On The Lancet editorial
On May 8, The Lancet published an editorial criticising the Narendra Modi government’s response to India’s second COVID-19 outbreak, which has been redefining the meaning of ‘snafu’. All hell broke loose. Of course, hell has been breaking loose for quite some time in India now, but the latest episode was in one specific sense also gratifying to behold.
There were the usual rumbles in the week following the editorial’s appearance, until on May 17 India’s health minister Dr Harsh Vardhan shared a blog post penned by a Pankaj Chaturvedi deriding The Lancet‘s choice of arguments. (I’m fond of emboldening the honorific: it shows doctors can be stupid, too.) The post is mostly whataboutery studded with a few gems about how people who liked the editorial aren’t pissed enough that favipiravir and hydroxychloroquine were approved for use – as Dr Vardhan’s ministry did. More importantly, it seems Dr Vardhan, and his colleagues in fact, threw themselves into the barrel looking for anything with fully formed sentences that said The Lancet was wrong – a sign that their government still gives a damn about what foreign journals, and perhaps magazines and newspapers too, say about it.
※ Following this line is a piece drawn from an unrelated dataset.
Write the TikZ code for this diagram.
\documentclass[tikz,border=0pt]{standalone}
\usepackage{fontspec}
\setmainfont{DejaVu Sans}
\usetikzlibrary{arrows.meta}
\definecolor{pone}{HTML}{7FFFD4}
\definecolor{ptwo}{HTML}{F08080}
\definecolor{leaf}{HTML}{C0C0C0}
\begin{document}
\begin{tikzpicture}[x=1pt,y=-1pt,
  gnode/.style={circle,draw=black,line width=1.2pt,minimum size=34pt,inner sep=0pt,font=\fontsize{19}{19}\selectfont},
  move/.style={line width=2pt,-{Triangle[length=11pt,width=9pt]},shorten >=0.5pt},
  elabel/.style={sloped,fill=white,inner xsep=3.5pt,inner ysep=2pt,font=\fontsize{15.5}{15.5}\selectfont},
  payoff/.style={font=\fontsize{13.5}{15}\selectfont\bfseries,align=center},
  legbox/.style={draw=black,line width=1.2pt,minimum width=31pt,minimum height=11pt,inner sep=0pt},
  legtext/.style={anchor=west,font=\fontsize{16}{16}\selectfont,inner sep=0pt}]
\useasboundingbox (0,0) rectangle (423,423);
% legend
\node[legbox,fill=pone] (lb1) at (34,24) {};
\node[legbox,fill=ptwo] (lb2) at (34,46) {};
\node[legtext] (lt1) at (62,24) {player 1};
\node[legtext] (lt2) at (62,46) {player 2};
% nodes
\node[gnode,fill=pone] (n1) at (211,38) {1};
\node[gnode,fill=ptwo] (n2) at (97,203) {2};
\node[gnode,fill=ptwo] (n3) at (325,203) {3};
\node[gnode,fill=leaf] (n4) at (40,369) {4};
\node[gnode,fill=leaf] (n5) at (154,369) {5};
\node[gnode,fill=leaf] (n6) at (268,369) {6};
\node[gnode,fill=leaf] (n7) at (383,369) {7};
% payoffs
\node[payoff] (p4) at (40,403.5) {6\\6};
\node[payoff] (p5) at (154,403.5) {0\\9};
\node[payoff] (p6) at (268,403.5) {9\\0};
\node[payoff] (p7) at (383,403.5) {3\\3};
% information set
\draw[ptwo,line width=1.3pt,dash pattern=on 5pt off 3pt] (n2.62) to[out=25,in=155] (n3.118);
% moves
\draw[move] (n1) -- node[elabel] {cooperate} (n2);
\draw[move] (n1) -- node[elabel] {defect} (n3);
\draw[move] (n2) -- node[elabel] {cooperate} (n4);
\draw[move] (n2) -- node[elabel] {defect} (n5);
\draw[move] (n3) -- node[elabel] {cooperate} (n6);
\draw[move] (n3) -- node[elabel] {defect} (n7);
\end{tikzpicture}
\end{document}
We need to use this to the fullest extent, and I daresay that it’s the sort of resource the government is going to find difficult to duplicate as well. There was recently an article about Modi doing a great job during India’s second wave, published in an outlet called The Daily Guardian. There was enough confusion to draw the UK’s The Guardian forward and clarify that it was an unaffiliated entity – but no amount of confusion can supplant an institution, no matter how illiberal. Aakar Patel wrote in 2018: “The fact is that intelligent and intellectual bigotry is very difficult. There are very few people who can pull that off and that is why we can count the major ones on our fingers.” This is also why the government has twitched every time the New York Times, the Washington Post, BBC, The Lancet, Science and The BMJ have published articles critical of India, even if this isn’t the full picture.
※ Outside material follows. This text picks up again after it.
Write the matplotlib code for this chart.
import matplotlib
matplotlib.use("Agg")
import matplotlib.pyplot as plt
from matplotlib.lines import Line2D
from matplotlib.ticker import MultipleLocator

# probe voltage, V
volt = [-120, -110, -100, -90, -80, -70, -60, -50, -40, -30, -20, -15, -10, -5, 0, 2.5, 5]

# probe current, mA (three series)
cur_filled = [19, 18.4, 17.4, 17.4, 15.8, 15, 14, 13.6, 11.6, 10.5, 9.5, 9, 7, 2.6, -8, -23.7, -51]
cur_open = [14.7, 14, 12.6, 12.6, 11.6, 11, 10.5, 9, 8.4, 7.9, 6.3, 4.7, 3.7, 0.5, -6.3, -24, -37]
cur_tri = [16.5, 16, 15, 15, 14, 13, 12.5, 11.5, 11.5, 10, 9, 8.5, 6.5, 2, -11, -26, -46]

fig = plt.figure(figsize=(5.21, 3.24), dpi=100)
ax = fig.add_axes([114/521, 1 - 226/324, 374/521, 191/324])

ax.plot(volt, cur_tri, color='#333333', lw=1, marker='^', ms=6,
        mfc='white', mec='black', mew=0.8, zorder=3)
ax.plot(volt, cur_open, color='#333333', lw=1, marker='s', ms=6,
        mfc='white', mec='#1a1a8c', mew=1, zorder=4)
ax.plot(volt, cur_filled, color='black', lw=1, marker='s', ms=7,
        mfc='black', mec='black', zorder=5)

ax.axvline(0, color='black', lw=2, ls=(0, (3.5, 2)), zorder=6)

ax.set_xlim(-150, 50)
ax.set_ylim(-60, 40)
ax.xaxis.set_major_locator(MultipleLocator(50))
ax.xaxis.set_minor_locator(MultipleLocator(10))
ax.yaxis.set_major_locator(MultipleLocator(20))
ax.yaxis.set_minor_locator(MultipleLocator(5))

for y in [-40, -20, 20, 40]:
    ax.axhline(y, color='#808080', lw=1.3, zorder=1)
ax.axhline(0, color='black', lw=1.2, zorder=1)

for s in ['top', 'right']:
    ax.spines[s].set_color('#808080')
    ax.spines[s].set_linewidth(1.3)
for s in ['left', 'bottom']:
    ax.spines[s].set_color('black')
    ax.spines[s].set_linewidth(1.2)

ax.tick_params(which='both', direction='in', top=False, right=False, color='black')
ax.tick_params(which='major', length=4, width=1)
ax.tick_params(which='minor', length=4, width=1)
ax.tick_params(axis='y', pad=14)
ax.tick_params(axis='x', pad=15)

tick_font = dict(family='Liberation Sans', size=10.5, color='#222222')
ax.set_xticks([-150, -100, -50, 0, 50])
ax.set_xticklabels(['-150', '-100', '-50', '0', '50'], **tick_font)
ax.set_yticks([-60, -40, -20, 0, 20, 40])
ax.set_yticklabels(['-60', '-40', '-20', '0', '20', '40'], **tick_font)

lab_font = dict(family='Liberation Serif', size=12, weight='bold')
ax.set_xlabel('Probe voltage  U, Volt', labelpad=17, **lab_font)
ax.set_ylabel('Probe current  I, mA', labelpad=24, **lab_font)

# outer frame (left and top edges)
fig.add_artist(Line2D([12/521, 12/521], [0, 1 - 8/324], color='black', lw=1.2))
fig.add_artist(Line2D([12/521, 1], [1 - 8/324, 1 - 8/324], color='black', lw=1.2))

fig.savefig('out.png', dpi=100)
It’s doubly interesting that the sophistry of the rejoinders aside, Dr Vardhan, his colleagues in government and his party’s supporters have all been antagonised by what they perceive to be a political act by a medical journal. This is an untenable distinction, of course – one that fantasises about a clear divide between the Watchers, who look out, and the Watched, who dare not know what the Watchers see. More pertinently, it’s a reflection of what they desperately expect from their own compatriots: to ignore how bad political leadership could help a virus ravage hundreds of thousands of families.
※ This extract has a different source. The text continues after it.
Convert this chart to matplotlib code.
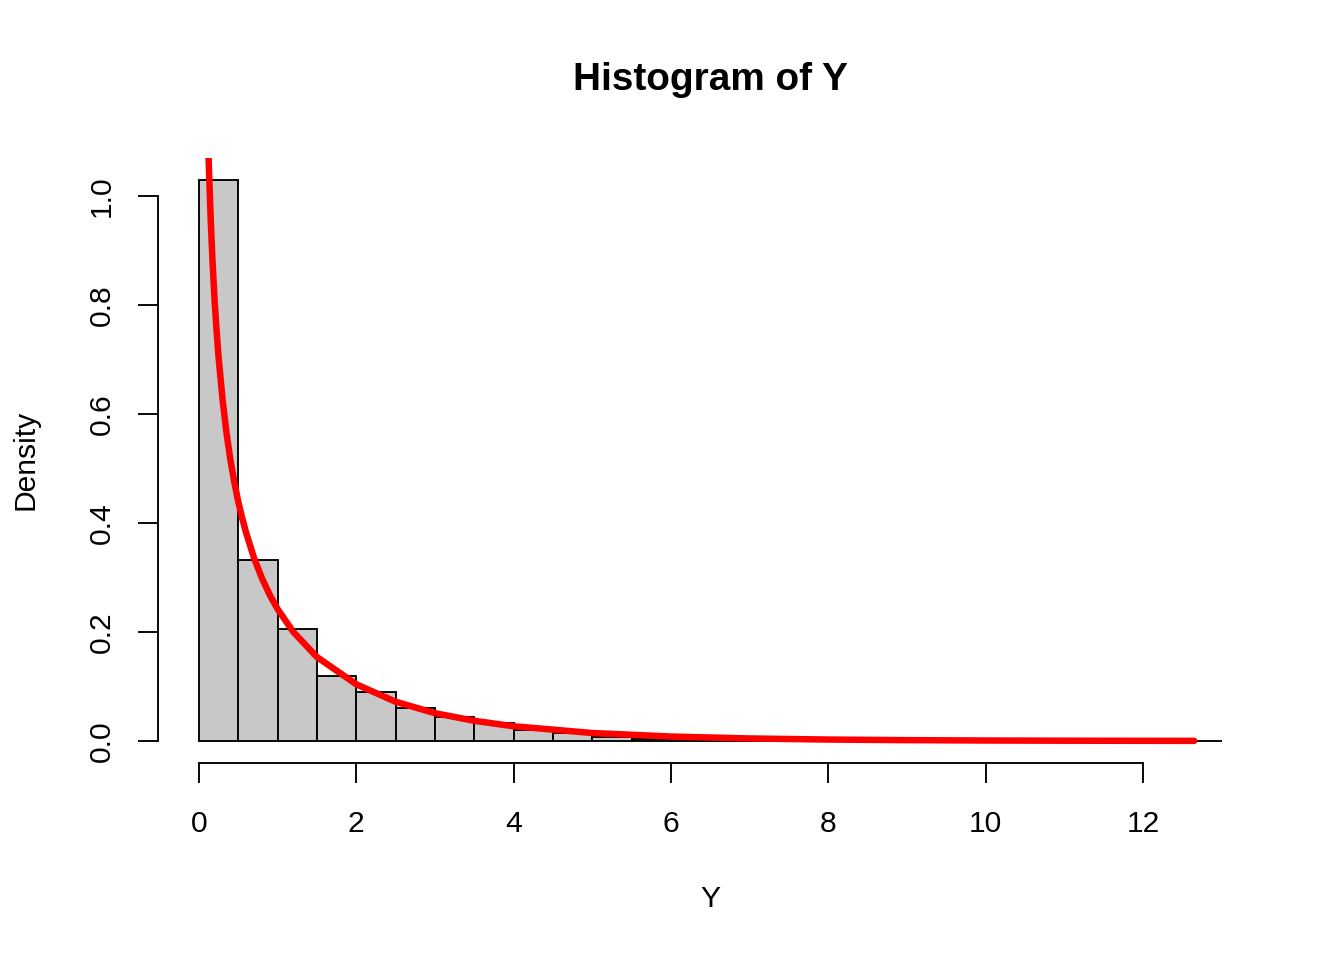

Laurie Penny wrote an essay in 2018 with some life-saving prescriptions, including that victories against fascists can never be had in the realm of reason. But when The Lancet publishes an editorial, The BMJ the work of an investigative reporter or even The Economist a tightly worded admonishment, they’re both reasoning and enacting a theatre of reason, and the latter seems to bother right-wing ideologues. These people are not going to heed reason, not now and not ever, but it’s heartening, even if my hope is naïve or misplaced, that they’re tractable in some meagre measure… less like dark matter and more like neutrinos.